The fuzzy caterpillar, the lip warmer, the bro-stache -- whatever you call your mustache, it's time for it to go. You may have found that your mustache requires more time and maintenance than you care to put into it, or you've decided to go for a new look. Either way, shaving your mustache with a standard razor is simple and painless if done right. Remember that shaving is an art and even artists should use the best tools -- that means always using a sharp razor. It's better to postpone a shave than to risk unsightly and uncomfortable razor burn.
Trim down the length of the mustache hair with facial hair clippers.
Wash your face with hot soapy water to cleanse the skin, open the pores and soften the facial hair.

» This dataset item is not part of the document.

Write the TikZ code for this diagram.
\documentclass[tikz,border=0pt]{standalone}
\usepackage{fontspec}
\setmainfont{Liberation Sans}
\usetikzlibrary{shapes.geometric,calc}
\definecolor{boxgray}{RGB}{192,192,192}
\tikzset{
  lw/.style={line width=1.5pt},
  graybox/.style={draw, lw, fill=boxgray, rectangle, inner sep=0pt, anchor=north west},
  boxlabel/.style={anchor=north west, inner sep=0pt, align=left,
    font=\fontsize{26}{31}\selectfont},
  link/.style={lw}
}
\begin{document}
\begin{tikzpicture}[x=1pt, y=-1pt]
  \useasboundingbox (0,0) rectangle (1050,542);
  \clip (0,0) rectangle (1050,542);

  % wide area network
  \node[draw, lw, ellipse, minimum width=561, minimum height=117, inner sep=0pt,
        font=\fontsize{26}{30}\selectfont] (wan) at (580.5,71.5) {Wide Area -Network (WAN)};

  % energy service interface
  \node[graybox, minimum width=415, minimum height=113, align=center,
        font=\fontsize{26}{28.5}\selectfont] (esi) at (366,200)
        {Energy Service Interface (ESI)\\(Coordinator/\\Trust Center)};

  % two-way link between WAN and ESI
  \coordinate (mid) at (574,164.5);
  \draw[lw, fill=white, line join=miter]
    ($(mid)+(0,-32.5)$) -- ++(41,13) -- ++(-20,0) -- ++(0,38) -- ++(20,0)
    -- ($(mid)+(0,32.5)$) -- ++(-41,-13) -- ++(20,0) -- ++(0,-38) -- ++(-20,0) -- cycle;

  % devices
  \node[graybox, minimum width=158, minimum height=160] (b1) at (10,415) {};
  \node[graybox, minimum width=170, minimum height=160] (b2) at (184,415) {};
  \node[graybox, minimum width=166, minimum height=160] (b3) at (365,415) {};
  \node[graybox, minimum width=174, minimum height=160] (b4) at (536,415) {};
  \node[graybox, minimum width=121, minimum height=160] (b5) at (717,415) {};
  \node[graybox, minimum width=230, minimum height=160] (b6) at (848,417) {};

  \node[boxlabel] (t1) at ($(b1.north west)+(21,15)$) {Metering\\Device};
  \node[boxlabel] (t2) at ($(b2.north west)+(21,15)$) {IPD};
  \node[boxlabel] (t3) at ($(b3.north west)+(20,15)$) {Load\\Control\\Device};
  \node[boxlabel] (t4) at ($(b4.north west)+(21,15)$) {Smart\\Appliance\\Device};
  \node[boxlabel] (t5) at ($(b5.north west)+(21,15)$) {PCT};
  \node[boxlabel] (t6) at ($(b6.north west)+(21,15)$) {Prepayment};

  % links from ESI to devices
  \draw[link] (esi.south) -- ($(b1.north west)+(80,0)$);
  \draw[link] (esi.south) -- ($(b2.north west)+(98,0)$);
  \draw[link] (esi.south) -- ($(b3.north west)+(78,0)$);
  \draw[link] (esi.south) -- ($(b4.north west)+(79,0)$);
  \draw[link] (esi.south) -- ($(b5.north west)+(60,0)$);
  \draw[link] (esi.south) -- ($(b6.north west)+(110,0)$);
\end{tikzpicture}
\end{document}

Pat your face with a clean dry towel to keep from dripping, but leave it sufficiently damp that you can create a lather with the shaving cream.
Use your fingertips to work a half-dollar-sized dollop of shaving cream into the mustache hairs. Make sure that the hairs are completely covered with the product.

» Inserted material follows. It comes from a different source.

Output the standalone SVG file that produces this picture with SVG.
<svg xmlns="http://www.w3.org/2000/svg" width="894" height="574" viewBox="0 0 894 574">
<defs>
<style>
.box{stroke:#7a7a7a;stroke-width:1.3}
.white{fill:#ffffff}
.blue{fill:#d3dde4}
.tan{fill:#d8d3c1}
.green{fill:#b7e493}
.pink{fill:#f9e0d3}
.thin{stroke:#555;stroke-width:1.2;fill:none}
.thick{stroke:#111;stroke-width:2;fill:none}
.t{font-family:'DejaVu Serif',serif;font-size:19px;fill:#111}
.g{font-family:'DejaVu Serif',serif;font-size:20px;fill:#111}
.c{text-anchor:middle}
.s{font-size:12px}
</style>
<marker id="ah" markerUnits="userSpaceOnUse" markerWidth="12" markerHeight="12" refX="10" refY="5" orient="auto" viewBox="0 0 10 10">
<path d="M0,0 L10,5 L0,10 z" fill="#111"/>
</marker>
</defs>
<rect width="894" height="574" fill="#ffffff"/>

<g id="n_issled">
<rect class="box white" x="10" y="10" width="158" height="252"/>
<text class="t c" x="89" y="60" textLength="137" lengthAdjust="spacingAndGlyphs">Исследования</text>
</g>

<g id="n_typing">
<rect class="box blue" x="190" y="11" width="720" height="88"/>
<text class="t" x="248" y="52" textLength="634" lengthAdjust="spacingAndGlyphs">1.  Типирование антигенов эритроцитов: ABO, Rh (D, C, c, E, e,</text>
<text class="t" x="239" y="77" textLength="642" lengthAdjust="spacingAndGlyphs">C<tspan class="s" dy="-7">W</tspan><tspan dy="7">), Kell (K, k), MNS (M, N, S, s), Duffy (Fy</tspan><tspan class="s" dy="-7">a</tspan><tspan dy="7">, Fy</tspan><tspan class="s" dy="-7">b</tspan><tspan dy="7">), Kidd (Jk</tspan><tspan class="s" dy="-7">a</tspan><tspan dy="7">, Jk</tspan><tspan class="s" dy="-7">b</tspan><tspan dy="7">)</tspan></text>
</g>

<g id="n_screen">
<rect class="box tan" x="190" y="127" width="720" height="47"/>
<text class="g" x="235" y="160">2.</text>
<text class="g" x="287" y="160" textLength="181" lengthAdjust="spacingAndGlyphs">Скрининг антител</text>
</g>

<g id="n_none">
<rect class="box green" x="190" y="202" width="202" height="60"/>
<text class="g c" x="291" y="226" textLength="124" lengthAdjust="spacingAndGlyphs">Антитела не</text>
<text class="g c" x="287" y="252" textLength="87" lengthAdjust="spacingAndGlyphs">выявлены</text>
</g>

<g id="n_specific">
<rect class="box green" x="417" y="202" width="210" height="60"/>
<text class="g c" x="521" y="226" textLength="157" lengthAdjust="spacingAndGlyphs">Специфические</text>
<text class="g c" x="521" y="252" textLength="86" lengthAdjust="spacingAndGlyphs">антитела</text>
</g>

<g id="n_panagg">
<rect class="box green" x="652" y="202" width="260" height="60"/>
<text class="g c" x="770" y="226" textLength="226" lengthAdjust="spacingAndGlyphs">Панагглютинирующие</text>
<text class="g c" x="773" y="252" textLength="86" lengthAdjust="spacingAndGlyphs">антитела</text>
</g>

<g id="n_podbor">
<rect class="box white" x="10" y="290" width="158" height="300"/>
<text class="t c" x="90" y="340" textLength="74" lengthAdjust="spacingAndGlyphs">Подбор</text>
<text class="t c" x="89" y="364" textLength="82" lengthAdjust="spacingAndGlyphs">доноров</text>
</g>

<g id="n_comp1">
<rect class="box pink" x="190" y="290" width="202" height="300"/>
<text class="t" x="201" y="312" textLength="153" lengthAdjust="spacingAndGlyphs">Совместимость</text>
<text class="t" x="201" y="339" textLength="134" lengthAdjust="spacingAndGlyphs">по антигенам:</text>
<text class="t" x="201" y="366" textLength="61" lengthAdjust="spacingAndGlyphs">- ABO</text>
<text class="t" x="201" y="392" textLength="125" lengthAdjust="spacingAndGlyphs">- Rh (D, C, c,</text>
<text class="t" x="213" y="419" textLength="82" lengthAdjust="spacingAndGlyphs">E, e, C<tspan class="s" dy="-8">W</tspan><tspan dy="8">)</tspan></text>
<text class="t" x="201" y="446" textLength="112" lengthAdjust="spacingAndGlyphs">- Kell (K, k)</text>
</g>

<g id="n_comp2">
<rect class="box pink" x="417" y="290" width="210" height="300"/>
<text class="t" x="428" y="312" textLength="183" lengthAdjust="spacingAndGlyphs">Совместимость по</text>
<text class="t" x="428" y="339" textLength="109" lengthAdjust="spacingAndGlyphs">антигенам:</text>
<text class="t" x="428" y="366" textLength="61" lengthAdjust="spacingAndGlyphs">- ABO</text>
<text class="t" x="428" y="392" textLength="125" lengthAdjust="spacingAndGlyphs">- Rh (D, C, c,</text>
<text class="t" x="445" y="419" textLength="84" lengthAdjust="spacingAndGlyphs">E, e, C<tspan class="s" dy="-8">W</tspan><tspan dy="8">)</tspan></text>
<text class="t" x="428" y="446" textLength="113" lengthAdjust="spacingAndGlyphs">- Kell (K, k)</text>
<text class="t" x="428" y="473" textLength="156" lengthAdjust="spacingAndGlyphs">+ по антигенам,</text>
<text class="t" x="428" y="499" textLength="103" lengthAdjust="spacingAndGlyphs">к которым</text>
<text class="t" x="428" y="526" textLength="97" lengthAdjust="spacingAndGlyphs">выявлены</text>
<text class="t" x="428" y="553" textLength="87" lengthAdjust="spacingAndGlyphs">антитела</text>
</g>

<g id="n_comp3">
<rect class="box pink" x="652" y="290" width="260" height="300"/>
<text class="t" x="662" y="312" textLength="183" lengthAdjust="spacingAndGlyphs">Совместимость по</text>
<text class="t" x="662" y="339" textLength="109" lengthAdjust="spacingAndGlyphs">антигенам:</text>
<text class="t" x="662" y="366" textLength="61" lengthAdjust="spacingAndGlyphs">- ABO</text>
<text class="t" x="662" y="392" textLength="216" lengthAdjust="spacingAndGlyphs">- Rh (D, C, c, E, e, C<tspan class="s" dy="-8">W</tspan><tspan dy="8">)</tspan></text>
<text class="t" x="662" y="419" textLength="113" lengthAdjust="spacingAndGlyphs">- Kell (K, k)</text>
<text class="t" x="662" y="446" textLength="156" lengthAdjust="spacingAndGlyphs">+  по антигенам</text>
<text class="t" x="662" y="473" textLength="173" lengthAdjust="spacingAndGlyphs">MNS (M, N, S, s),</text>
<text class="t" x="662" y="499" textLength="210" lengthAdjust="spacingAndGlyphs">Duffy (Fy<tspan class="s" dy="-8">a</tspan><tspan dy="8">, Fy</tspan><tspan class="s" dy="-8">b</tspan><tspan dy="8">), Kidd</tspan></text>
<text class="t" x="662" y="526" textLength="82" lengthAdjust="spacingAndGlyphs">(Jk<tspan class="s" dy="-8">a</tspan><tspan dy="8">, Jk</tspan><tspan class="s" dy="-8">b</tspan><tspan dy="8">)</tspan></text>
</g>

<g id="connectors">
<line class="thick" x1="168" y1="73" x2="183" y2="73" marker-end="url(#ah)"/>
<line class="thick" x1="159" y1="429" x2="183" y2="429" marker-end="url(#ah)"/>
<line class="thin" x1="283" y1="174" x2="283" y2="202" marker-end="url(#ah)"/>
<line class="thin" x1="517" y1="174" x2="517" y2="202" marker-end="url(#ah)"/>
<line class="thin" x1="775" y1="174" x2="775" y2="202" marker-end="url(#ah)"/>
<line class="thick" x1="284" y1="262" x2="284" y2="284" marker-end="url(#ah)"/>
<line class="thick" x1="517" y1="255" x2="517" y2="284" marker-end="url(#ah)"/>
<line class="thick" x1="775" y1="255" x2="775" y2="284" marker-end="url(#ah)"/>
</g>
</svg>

Pull your top lip down over your teeth and inward so the skin under the mustache is taut and creates a firm surface over which the razor may glide.
Bring the razor to your face and shave the mustache in the direction of hair growth with short, even strokes. Rinse the blade between strokes to remove built up hairs and shaving cream.
Rinse your face with warm water to remove loose hairs and shaving cream, then rinse it again with cool water to close your pores. Pat dry your face with a clean towel.
Apply aftershave lotion or balm to the mustache area to prevent skin irritation.
Exercise caution when handling sharp razor blades.
Never shave with a dull razor.
Consult a physician if you experience frequent or severe skin irritation after shaving.